There is so much to love about ‘Hannibal’.
Like most people, I instantly latched onto the show’s crazy-distinct visual style. The lighting is so striking and the scenes are shot so intensely that even mundane or expositional conversations feel weighty. In recent episodes, the audio crafting has matched the visuals, with soaring symphonies providing the soundtrack for much of the action. Combine that with out-of-this-world performances from Hugh Dancy and Mads Mikkelson, and you could make a very strong case that ‘Hannibal’ has the best presentation of any show on television – yes, even including ‘Mad Men’.
On a weekly basis, ‘Hannibal’ is an intoxicating juxtaposition of gorgeously shot, beautifully lit, classically scored scenes consisting of the most vile and depraved imagery you have ever seen on television.
That’s every week. That’s a given. That’s the baseline.
What “Fromage” added to that soup was an action-thriller element that the show has played close to the vest until this point. And it was amazing.
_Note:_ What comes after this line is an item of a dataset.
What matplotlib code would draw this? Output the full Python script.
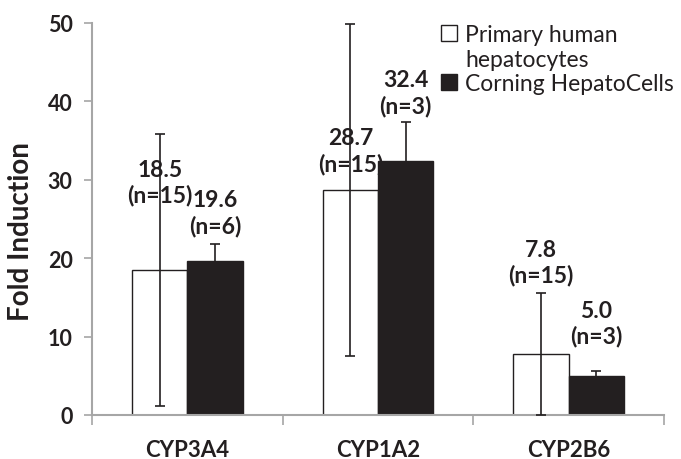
import matplotlib
matplotlib.use("Agg")
import matplotlib.pyplot as plt
from matplotlib.patches import Patch
import numpy as np

categories = ["CYP3A4", "CYP1A2", "CYP2B6"]
primary_vals = [18.5, 28.7, 7.8]
primary_err = [17.3, 21.2, 7.8]
primary_n = [15, 15, 15]
corning_vals = [19.6, 32.4, 5.0]
corning_err = [2.2, 5.0, 0.6]
corning_n = [6, 3, 3]
series_names = ["Primary human hepatocytes", "Corning HepatoCells"]
# vertical centre of each value label (data units)
primary_label_y = [29.7, 33.7, 19.5]
corning_label_y = [25.8, 41.1, 11.7]

plt.rcParams['font.family'] = ['Lato', 'DejaVu Sans']

fig = plt.figure(figsize=(6.81, 4.60), dpi=100)
ax = fig.add_axes([92/681, 44/460, (664-92)/681, (416-24)/460])

x = np.arange(len(categories))
w = 0.29
dark = '#231f20'
gray = '#a6a6a6'

ax.bar(x - w/2, primary_vals, w, color='white', edgecolor=dark, linewidth=1.0, zorder=2)
ax.bar(x + w/2, corning_vals, w, color=dark, edgecolor=dark, linewidth=1.0, zorder=2)
ax.errorbar(x - w/2, primary_vals, yerr=primary_err, fmt='none', ecolor=dark,
            elinewidth=1.2, capsize=3.4, capthick=1.2, zorder=3)
ax.errorbar(x + w/2, corning_vals, yerr=corning_err, fmt='none', ecolor=dark,
            elinewidth=1.2, capsize=3.4, capthick=1.2, zorder=3)

for xi, v, n, ly in zip(x - w/2, primary_vals, primary_n, primary_label_y):
    ax.text(xi, ly, f"{v:.1f}\n(n={n})", ha='center', va='center', fontsize=16.5,
            fontweight='bold', color=dark, linespacing=1.25, zorder=4)
for xi, v, n, ly in zip(x + w/2, corning_vals, corning_n, corning_label_y):
    ax.text(xi, ly, f"{v:.1f}\n(n={n})", ha='center', va='center', fontsize=16.5,
            fontweight='bold', color=dark, linespacing=1.25, zorder=4)

ax.set_xlim(-0.5, 2.5)
ax.set_ylim(0, 50)
ax.set_yticks([0, 10, 20, 30, 40, 50])
ax.set_xticks(x)
ax.set_xticklabels(categories)
ax.set_xticks([-0.5, 0.5, 1.5, 2.5], minor=True)
ax.tick_params(axis='x', which='major', length=0, pad=17, labelsize=16, labelcolor=dark)
ax.tick_params(axis='x', which='minor', length=7, width=1.2, color=gray, direction='out')
ax.tick_params(axis='y', length=6, width=1.2, color=gray, direction='out', labelsize=15.5,
               labelcolor=dark, pad=8)
for lbl in ax.get_xticklabels() + ax.get_yticklabels():
    lbl.set_fontweight('bold')

for s in ['top', 'right']:
    ax.spines[s].set_visible(False)
for s in ['left', 'bottom']:
    ax.spines[s].set_color(gray)
    ax.spines[s].set_linewidth(1.5)

ax.set_ylabel("Fold Induction", fontsize=20, fontweight='bold', color=dark)
ax.yaxis.set_label_coords(-0.101, 0.47)

handles = [Patch(facecolor='white', edgecolor=dark, linewidth=1.0),
           Patch(facecolor='none', edgecolor='none'),
           Patch(facecolor=dark, edgecolor=dark)]
labels = ["Primary human", "hepatocytes", "Corning HepatoCells"]
leg = ax.legend(handles, labels, loc='upper left', bbox_to_anchor=(0.594, 1.02),
                frameon=False, fontsize=16.5, handlelength=0.7, handleheight=0.7,
                handletextpad=0.35, labelspacing=0.15, borderaxespad=0)
for t in leg.get_texts():
    t.set_color(dark)

fig.savefig("out.png", dpi=100)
The episode pits Hannibal Lecter against Tobias, a music teacher whose side projects include killing orchestra members, slitting their throats, treating and stringing their vocal cords to a cello shoved down their throats, and playing said cello on stage at an empty opera house.
So, yeah, there’s that.
This is the first time we’ve seen Lecter himself at the center of the story, at least as the de facto protagonist. It’s his patient – poor bearded, tubby Franklyn – who alerts Hannibal to Tobias, setting the stage for a variety of confrontations, verbal at first. Turns out Tobias was following Hannibal with the intention to kill him, but accidentally stumbled upon Hannibal’s own serial killing proclivities. Tobias tries to befriend him, but if not for an ill-timed entrance from Will – fresh off of his first makeout session with Alanna – Hannibal would’ve ended it right there.
As it turns out, Hannibal resorts to plan B: sticking Will and the cops onto Tobias. But Tobias kills the two cops Will’s sent with, and in a wonderfully tense scene, nearly strangles Will himself. Will escapes, but so does Tobias, only to show up during Lecter’s next session with Franklyn. Hapless Franklyn picks a wrong time to start spouting his pop psychology, and Lecter shuts him up by snapping his neck (mercifully, I’d say, given what Tobias would’ve done to him).
Then, it’s ON. Serial killer vs. serial killer. An epic hand-to-hand fight scene ensues, with Hannibal eventually besting Tobias. Always thinking, Hannibal chooses to kill him by bashing him with the stag statue (symbolism!), to make it look like a mad scramble instead of the elegant, Matrix-style fight that it was.
I continue to be amazed by the way ‘Hannibal’ varies is structure and storytelling on a week-to-week basis. Last week, the episode-specific case felt more like an afterthought to the deep and provocative character work being done, and I praised the show for breaking free from standard network crime drama fare. This week, “Fromage” played out like a horror/thriller movie, and it was even better.
Actually, you know what “Fromage” felt like? “Silence of the Lambs”. Intelligent, thoughtful, violent, shocking, scary – and pretty damn great.